Street food has been around for as long as mankind has needed to walk to work and travellers started selling their wares in side streets. Once a necessity, street eats are now a part of our culinary landscape, with a delicious alphabet of inspiration now on hand, from Athens to Zimbabwe, we look beyond the classics to tasty new morsels.
But converting street eats into bar food and pub and club snacks means more than it just being a holdable treat. Today’s patrons demand a satisfying mini-meal beyond hot chips, dips and chicken wings.

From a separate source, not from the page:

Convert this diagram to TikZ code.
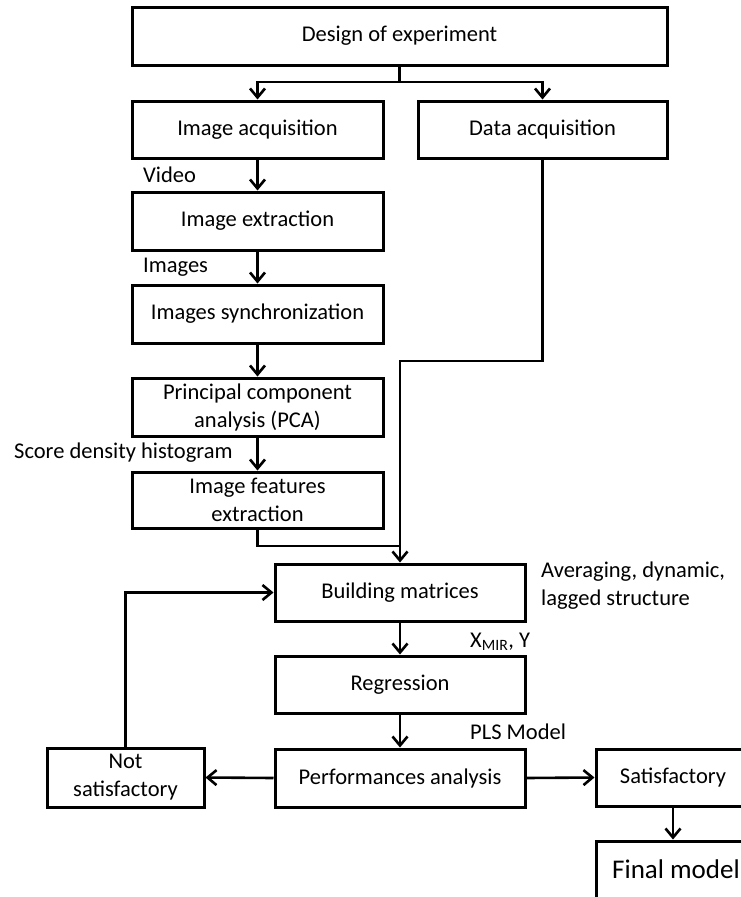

Think of how you can apply some of these global eating ideas to your own situation, using dishes that can be pre-prepared, that work in high turnover situations, are good companions for a drink and are easy to eat standing at the bar.
If you are looking for a bready, salty, moreish snack then it is hard to go past the boiled-then-baked street bread, be it sesame-covered Greek koulouri, the Turkish version called a simit, or a New Yorker-style bagel which can be found as starters or bar snacks in inner ‘burbs of Sydney and Melbourne.
Kioftedes, a classic Greek beef meatball, served with creamy tzatziki sauce and pita bread has been reinvented and can now be found on a pillowy soft white roll, while the lamb kofte is the Middle East version of kioftedes, and can also be made with beef, pork or chicken.
In Turkey, the real “kabop” is a street eat of marinated meat, sliced from an inverted cone and cooked over a rotisserie, then wrapped in pillowy flatbread. While at the sweet end of the scale the Greeks also gave us loukoumades, fried dough balls dripping in honey and spiced with cinnamon, which are also on the menu at popular Greek restaurants around town.
While the Palestinians love their camel meat-filled sambusak, the equivalent pastry on the street food of the Americas or Spain is the empanada, a popular starter or snack in any South American themed bar, while the English among us love a pork pie on a small bites menu.
Moving across to Asia, mainland Chinese love their steamed dumplings and bao which are the hot go-to snacks in many pubs and clubs right now. In South East Asia commuters have no shortage of options, from charcoal chicken skewers sold around the subway stops of Bangkok, to the hawker stalls of Singapore, and they make for easy, one-handed entrees.
For a chilli hit, there are various versions of the Malay or Thai sambal, usually a spicy hot paste with rice and various other condiments served in a banana leaf parcel packed with rice, peanuts and dried anchovy, which is not uncommon in Australia’s on-trend pan-Asian casual restaurants and bars. In Malaysia they offer roti canai, an Indian-influenced bread served with an array of curry sauces, modern versions of which are making their way onto menus here.
Also be ready for the rise of street eats – from Delhi, Mumbai and Kolkata – where food is also a spectacle and vegetarian inspiration can be found in pav bhaji, a thick and tasty gravy served on a super soft buttery bread roll. One Sydney pop-up restaurant which started serving Sri Lankan string hoppers, thin bowl-shaped rice flour and coconut milk pancakes, filled with savoury or sweet ingredients, has now found a permanent home.
In the Americas, one of the easiest and best eating street dish is ceviche, prawns or sliced fish, marinated in lime juice and chilli and best consumed with a cerveza in the other hand. We might call it kingfish carpaccio.
So there is no need to go halfway around the globe to get inspiration for the best in bar food, it’s served up right here in a venue near you. Start recipe collecting today and experiment with street-smart treats that work for your menu.